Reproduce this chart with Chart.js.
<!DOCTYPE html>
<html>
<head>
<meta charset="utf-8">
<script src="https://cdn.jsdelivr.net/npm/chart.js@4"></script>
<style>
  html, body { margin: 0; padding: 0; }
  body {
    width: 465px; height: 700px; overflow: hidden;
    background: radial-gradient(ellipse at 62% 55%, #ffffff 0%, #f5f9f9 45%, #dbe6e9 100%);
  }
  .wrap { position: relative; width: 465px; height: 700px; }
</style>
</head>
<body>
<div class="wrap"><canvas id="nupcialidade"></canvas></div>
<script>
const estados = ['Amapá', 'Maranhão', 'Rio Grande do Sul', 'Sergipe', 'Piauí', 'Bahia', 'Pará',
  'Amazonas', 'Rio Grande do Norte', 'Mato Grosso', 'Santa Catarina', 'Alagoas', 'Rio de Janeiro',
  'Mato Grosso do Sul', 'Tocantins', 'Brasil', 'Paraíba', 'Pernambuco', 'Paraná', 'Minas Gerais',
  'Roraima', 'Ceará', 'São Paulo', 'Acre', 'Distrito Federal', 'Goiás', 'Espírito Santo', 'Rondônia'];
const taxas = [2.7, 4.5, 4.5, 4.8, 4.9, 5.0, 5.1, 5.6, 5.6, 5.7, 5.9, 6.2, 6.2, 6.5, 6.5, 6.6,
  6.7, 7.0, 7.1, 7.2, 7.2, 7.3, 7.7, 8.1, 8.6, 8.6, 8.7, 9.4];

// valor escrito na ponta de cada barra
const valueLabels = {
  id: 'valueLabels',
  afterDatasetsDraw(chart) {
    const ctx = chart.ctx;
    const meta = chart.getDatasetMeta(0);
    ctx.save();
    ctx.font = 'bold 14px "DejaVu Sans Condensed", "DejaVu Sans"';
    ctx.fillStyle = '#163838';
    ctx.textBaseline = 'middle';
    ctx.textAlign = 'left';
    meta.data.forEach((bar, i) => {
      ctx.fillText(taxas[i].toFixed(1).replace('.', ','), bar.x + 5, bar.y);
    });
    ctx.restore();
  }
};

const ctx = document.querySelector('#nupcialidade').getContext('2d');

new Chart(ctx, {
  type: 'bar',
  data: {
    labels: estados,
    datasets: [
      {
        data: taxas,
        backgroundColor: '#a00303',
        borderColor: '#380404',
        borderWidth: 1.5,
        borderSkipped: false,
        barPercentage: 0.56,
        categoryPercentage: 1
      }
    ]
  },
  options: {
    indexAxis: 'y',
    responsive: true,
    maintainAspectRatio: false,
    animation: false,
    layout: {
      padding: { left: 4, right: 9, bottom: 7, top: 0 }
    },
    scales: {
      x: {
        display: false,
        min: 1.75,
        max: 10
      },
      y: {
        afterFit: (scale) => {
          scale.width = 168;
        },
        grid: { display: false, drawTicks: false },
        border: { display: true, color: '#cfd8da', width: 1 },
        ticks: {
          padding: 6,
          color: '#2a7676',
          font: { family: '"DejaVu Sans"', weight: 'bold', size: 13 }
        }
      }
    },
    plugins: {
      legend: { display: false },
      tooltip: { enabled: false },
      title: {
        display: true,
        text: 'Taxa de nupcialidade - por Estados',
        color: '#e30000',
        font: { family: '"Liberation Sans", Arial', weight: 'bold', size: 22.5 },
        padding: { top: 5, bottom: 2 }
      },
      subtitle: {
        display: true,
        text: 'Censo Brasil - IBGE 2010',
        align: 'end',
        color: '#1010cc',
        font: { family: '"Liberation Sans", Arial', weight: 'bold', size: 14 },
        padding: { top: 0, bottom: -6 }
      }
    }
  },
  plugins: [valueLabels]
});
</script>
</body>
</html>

PROBLEM TO SOLVE =
Reproduce the complete set of lines precisely as supplied.

FINISHED ANSWER =
Reproduce this chart with Chart.js.
<!DOCTYPE html>
<html>
<head>
<meta charset="utf-8">
<script src="https://cdn.jsdelivr.net/npm/chart.js@4"></script>
<style>
  html, body { margin: 0; padding: 0; }
  body {
    width: 465px; height: 700px; overflow: hidden;
    background: radial-gradient(ellipse at 62% 55%, #ffffff 0%, #f5f9f9 45%, #dbe6e9 100%);
  }
  .wrap { position: relative; width: 465px; height: 700px; }
</style>
</head>
<body>
<div class="wrap"><canvas id="nupcialidade"></canvas></div>
<script>
const estados = ['Amapá', 'Maranhão', 'Rio Grande do Sul', 'Sergipe', 'Piauí', 'Bahia', 'Pará',
  'Amazonas', 'Rio Grande do Norte', 'Mato Grosso', 'Santa Catarina', 'Alagoas', 'Rio de Janeiro',
  'Mato Grosso do Sul', 'Tocantins', 'Brasil', 'Paraíba', 'Pernambuco', 'Paraná', 'Minas Gerais',
  'Roraima', 'Ceará', 'São Paulo', 'Acre', 'Distrito Federal', 'Goiás', 'Espírito Santo', 'Rondônia'];
const taxas = [2.7, 4.5, 4.5, 4.8, 4.9, 5.0, 5.1, 5.6, 5.6, 5.7, 5.9, 6.2, 6.2, 6.5, 6.5, 6.6,
  6.7, 7.0, 7.1, 7.2, 7.2, 7.3, 7.7, 8.1, 8.6, 8.6, 8.7, 9.4];

// valor escrito na ponta de cada barra
const valueLabels = {
  id: 'valueLabels',
  afterDatasetsDraw(chart) {
    const ctx = chart.ctx;
    const meta = chart.getDatasetMeta(0);
    ctx.save();
    ctx.font = 'bold 14px "DejaVu Sans Condensed", "DejaVu Sans"';
    ctx.fillStyle = '#163838';
    ctx.textBaseline = 'middle';
    ctx.textAlign = 'left';
    meta.data.forEach((bar, i) => {
      ctx.fillText(taxas[i].toFixed(1).replace('.', ','), bar.x + 5, bar.y);
    });
    ctx.restore();
  }
};

const ctx = document.querySelector('#nupcialidade').getContext('2d');

new Chart(ctx, {
  type: 'bar',
  data: {
    labels: estados,
    datasets: [
      {
        data: taxas,
        backgroundColor: '#a00303',
        borderColor: '#380404',
        borderWidth: 1.5,
        borderSkipped: false,
        barPercentage: 0.56,
        categoryPercentage: 1
      }
    ]
  },
  options: {
    indexAxis: 'y',
    responsive: true,
    maintainAspectRatio: false,
    animation: false,
    layout: {
      padding: { left: 4, right: 9, bottom: 7, top: 0 }
    },
    scales: {
      x: {
        display: false,
        min: 1.75,
        max: 10
      },
      y: {
        afterFit: (scale) => {
          scale.width = 168;
        },
        grid: { display: false, drawTicks: false },
        border: { display: true, color: '#cfd8da', width: 1 },
        ticks: {
          padding: 6,
          color: '#2a7676',
          font: { family: '"DejaVu Sans"', weight: 'bold', size: 13 }
        }
      }
    },
    plugins: {
      legend: { display: false },
      tooltip: { enabled: false },
      title: {
        display: true,
        text: 'Taxa de nupcialidade - por Estados',
        color: '#e30000',
        font: { family: '"Liberation Sans", Arial', weight: 'bold', size: 22.5 },
        padding: { top: 5, bottom: 2 }
      },
      subtitle: {
        display: true,
        text: 'Censo Brasil - IBGE 2010',
        align: 'end',
        color: '#1010cc',
        font: { family: '"Liberation Sans", Arial', weight: 'bold', size: 14 },
        padding: { top: 0, bottom: -6 }
      }
    }
  },
  plugins: [valueLabels]
});
</script>
</body>
</html>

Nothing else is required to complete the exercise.